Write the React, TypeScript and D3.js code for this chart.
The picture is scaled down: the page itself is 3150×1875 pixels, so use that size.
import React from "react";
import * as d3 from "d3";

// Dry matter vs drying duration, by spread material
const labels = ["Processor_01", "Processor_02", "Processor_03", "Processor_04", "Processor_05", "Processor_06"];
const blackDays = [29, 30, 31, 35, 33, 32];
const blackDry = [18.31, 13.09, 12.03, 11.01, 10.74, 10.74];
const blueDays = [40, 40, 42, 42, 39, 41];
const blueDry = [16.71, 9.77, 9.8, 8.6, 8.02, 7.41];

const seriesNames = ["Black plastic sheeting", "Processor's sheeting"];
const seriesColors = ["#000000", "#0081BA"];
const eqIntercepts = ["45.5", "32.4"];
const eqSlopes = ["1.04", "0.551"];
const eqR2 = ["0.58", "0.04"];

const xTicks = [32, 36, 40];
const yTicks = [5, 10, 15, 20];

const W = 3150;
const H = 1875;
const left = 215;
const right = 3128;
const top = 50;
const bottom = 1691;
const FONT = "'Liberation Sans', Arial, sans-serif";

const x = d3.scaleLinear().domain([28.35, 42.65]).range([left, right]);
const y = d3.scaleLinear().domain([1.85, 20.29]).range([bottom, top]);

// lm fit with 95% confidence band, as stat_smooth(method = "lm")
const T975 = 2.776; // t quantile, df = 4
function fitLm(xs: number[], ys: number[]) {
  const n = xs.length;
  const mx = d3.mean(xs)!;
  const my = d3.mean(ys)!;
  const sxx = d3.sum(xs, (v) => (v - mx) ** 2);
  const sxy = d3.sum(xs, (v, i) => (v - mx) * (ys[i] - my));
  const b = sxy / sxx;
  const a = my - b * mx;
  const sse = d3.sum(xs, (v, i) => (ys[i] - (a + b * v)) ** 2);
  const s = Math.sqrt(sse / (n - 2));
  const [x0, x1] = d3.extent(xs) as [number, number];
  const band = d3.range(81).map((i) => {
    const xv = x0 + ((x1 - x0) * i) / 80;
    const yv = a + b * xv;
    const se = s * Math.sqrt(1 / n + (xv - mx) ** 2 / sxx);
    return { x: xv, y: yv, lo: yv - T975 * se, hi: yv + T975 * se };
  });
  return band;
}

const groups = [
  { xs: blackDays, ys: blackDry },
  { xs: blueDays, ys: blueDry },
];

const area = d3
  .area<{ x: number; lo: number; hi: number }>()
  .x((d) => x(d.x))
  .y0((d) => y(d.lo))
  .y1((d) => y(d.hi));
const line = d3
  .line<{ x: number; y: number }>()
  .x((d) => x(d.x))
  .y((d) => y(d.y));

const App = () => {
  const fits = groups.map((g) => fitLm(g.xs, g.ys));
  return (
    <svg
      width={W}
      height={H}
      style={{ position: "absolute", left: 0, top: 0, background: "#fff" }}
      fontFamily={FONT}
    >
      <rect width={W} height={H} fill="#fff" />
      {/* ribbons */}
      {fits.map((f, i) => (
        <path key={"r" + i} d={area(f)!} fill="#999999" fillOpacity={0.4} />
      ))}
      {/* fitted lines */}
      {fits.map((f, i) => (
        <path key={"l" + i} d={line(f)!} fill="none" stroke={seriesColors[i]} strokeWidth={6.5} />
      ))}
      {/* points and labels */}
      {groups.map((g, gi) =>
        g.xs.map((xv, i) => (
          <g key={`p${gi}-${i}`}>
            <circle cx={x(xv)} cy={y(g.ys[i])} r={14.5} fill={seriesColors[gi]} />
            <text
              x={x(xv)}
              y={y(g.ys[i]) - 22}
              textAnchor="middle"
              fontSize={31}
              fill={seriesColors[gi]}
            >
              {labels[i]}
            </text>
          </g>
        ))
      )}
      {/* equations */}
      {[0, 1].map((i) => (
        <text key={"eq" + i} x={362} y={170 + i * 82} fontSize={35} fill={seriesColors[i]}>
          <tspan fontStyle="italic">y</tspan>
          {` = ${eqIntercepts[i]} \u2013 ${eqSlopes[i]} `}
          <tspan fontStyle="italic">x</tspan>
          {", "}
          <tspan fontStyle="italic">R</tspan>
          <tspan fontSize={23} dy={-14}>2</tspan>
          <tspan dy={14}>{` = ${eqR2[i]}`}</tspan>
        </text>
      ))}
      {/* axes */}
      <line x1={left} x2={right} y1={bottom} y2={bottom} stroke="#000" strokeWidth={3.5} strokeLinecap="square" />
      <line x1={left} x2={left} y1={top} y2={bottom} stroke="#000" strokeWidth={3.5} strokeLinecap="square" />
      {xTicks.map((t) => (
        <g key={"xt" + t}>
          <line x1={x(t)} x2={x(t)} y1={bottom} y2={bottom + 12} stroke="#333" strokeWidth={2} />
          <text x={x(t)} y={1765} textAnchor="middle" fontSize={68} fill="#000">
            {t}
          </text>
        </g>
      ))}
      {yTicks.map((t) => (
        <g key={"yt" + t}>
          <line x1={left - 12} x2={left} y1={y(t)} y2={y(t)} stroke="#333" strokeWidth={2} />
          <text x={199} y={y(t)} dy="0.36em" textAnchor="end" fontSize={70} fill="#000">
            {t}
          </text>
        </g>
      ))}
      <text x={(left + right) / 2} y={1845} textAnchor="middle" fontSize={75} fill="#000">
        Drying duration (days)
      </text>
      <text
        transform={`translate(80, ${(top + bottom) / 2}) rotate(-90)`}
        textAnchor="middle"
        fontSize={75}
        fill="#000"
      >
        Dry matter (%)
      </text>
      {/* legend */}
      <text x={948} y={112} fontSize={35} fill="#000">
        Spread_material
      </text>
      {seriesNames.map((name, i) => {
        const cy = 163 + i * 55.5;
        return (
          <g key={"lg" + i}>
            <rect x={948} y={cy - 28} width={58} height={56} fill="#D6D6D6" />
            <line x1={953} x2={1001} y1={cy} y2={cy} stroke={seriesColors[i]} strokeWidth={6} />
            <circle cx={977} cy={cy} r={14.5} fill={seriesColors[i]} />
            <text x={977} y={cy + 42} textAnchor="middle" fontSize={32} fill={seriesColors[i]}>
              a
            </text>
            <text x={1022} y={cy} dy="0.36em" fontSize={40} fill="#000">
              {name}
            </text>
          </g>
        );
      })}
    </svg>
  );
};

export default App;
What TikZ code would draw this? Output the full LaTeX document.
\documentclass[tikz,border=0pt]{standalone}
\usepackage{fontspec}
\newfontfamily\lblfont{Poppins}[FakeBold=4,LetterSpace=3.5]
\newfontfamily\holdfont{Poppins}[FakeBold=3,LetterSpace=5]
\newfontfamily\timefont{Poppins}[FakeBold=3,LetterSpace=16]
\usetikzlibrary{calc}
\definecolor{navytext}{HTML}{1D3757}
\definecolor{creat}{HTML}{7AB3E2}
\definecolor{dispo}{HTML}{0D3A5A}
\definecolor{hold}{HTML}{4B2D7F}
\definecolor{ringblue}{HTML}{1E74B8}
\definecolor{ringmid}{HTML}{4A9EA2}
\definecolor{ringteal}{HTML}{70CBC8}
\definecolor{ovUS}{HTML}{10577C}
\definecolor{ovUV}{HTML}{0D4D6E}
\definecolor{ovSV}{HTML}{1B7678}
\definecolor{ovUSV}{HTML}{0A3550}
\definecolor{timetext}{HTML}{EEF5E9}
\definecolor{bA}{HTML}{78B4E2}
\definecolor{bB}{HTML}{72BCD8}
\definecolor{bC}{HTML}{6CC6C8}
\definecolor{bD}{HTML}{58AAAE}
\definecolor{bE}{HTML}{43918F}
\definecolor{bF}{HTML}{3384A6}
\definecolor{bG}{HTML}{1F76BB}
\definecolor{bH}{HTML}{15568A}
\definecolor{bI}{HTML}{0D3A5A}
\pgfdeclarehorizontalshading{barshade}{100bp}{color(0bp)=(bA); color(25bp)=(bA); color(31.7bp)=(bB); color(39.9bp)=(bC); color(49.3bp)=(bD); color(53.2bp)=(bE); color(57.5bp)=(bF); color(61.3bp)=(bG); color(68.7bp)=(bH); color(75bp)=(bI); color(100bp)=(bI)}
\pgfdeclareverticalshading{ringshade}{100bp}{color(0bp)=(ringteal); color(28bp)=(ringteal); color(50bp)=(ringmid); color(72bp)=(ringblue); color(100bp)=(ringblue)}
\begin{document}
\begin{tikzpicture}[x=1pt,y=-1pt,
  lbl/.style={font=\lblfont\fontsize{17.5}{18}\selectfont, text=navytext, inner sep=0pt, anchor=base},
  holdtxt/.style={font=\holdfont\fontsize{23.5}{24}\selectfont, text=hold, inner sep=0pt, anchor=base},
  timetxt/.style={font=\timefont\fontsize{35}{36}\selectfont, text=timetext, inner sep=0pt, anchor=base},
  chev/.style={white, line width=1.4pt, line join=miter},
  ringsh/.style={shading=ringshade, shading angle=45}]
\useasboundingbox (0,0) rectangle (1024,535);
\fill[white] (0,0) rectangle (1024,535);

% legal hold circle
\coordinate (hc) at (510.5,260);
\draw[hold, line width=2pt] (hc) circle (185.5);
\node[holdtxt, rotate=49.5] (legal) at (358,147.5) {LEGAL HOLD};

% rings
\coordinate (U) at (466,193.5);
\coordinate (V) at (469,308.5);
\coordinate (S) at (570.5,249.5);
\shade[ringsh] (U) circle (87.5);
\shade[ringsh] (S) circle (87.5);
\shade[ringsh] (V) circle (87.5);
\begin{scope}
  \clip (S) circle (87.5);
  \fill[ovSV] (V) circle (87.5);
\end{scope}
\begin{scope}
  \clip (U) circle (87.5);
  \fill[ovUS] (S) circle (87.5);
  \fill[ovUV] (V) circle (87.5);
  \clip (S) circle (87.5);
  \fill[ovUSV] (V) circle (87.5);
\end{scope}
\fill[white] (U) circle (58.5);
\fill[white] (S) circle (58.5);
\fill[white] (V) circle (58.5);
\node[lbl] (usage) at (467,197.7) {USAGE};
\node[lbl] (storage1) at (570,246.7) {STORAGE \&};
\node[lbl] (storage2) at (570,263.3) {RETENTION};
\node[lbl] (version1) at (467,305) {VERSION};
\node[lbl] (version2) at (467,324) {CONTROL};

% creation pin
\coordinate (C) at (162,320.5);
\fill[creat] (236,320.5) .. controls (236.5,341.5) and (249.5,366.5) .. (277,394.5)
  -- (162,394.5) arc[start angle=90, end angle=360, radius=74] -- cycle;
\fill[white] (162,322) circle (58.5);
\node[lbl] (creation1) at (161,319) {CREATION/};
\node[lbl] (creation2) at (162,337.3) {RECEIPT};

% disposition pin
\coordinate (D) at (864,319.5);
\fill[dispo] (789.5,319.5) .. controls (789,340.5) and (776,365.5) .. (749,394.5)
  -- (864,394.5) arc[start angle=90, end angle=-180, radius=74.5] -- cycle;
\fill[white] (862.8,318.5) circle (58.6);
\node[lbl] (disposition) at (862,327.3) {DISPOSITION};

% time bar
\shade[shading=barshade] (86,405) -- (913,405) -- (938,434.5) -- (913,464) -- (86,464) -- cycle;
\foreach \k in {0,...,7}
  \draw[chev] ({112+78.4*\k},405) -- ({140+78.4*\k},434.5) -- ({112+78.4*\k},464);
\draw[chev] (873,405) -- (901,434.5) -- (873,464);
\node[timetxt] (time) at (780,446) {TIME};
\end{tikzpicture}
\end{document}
*****
(EXERCISE DETAILS):
In the entries above, identify every line with the word "React". Copy those lines.

(TASK OUTPUT):
Write the React, TypeScript and D3.js code for this chart.
import React from "react";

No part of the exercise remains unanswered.